In my view, sampling workshops are right up there with dark chocolate and salty snacks: I love them! As a student, I appreciate the opportunity to try things I might not wrangle together on my own. As a teacher, watching ideas start to flow when students discover new techniques is so much fun I forget all about dark chocolate and salty snacks.
This week, I got to play the Illinois Prairie Weavers. First, the whole group heard my spiel on sharing stories through textiles (a.k.a. my Complete Fabrication lecture).
They'd already done a bang-up job of telling their stories during their show-and-tell before the lecture. That's the line-up of people ready to share their beautiful work with the group.
And this is show-and-tell work spread out for a closer look after the program.
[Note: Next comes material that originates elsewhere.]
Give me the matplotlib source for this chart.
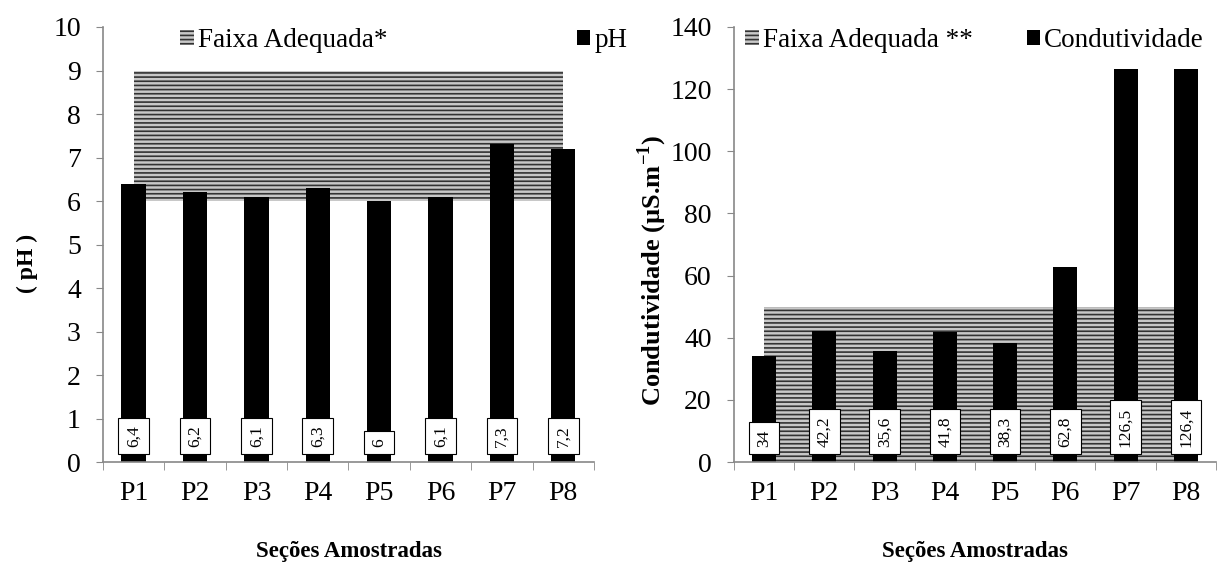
import matplotlib
matplotlib.use("Agg")
import matplotlib.pyplot as plt
from matplotlib.patches import Patch
import numpy as np

plt.rcParams["font.family"] = ["Liberation Serif", "DejaVu Serif"]
plt.rcParams["mathtext.fontset"] = "custom"
plt.rcParams["mathtext.rm"] = "Liberation Serif"
plt.rcParams["mathtext.bf"] = "Liberation Serif:bold"
plt.rcParams["hatch.color"] = "#333333"
plt.rcParams["hatch.linewidth"] = 1.2

secoes = ["P1", "P2", "P3", "P4", "P5", "P6", "P7", "P8"]
ph = [6.4, 6.2, 6.1, 6.3, 6.0, 6.1, 7.3, 7.2]
condutividade = [34, 42.2, 35.6, 41.8, 38.3, 62.8, 126.5, 126.4]
faixa_ph = (6, 9)
faixa_cond = (0, 50)

fig = plt.figure(figsize=(12.18, 5.66), dpi=100)
ax1 = fig.add_axes([0.0846, 0.1837, 0.403, 0.7686])
ax2 = fig.add_axes([0.6026, 0.1837, 0.3957, 0.7686])


def draw_panel(ax, values, faixa, ymax, ystep, ylabel, ylabel_size, faixa_label,
               serie_label, leg_x, col_space):
    x = np.arange(len(values))
    ax.fill_between(x, faixa[0], faixa[1], facecolor="#c8c8c8", edgecolor="none",
                    hatch="----", linewidth=0, zorder=1)
    ax.bar(x, values, width=0.4, color="black", zorder=2)

    for xi, v in zip(x, values):
        txt = f"{v:g}".replace(".", ",")
        ax.annotate(txt, xy=(xi, 0), xytext=(0, 11), textcoords="offset points",
                    rotation=90, ha="center", va="bottom", fontsize=12.5, zorder=4,
                    bbox=dict(boxstyle="square,pad=0.42", facecolor="white",
                              edgecolor="black", linewidth=0.8))

    ax.set_xlim(-0.5, len(values) - 0.5)
    ax.set_ylim(0, ymax)
    ax.set_yticks(np.arange(0, ymax + ystep / 2, ystep))
    ax.set_xticks(x)
    ax.set_xticklabels(secoes)
    ax.set_xticks(np.arange(-0.5, len(values)), minor=True)
    ax.tick_params(axis="x", which="major", length=0, pad=14, labelsize=20)
    ax.tick_params(axis="x", which="minor", length=6, color="#888888", direction="out")
    ax.tick_params(axis="y", length=5, color="#888888", labelsize=20, pad=11)

    for s in ["top", "right"]:
        ax.spines[s].set_visible(False)
    for s in ["left", "bottom"]:
        ax.spines[s].set_color("#888888")
        ax.spines[s].set_linewidth(1.2)

    ax.set_xlabel("Seções Amostradas", fontsize=16.5, fontweight="bold", labelpad=25)
    ax.set_ylabel(ylabel, fontsize=ylabel_size, fontweight="bold")

    handles = [
        Patch(facecolor="#c8c8c8", hatch="----", edgecolor="#333333", linewidth=0,
              label=faixa_label),
        Patch(facecolor="black", label=serie_label),
    ]
    ax.legend(handles=handles, loc="upper left", bbox_to_anchor=(leg_x, 0.998), ncol=2,
              frameon=False, fontsize=19.5, handlelength=0.5, handleheight=0.5,
              handletextpad=0.15, columnspacing=col_space, borderpad=0,
              borderaxespad=0)


draw_panel(ax1, ph, faixa_ph, 10, 1, "( pH )", 17, "Faixa Adequada*", "pH",
           0.157, 7.0)
draw_panel(ax2, condutividade, faixa_cond, 140, 20,
           r"Condutividade (µS.m$^{\mathbf{-1}}$)", 19, "Faixa Adequada **",
           "Condutividade", 0.023, 2.0)
ax1.yaxis.set_label_coords(-0.132, 0.457)
ax2.yaxis.set_label_coords(-0.135, 0.44)

fig.savefig("out.png", dpi=100)
plt.close(fig)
My lovely host wore a formerly white handwoven silk vest she had overdyed with pink acid dye. When I left her house, that vest was soaking in the sink ready to go into the indigo vat for its next incarnation. She's planning to keep adding surface design alterations each month to wear to guild meetings. I'm hoping to see pictures of the vests evolution.
As usual, I was too busy to take a single picture once I started teaching the dry techniques part of the workshop that afternoon. But here's what the kit looked like before I packed up and left home. In a whirlwind of sampling, the group got an introduction to the possibilities of some pigment-dye products and disperse dyes (with a side of inkjet heat transfers and inkjet fabrics).
The wet workshop was held the next day in my host's garage, where running water was just a few steps away (a luxury compared to my own studio). As usual, the day was almost over before I thought to reach for my camera. By that time we had set up a vat of pre-reduced indigo, steamed acid dye samples, dipped a lot of samples in blue dye, and discovered one leaky glove!
When I left, the students were planning the extreme sampling show-and-tell they'll do at their next guild meeting, and how they might use techniques they had learned. That put a smile on my face that stayed there through the drive home and the unpacking.
Now I'm off to build a thread-winding jig inspired by two my host has made, neither of which I took pictures of. Really, why is it so hard to remember to take three seconds to take a snapshot?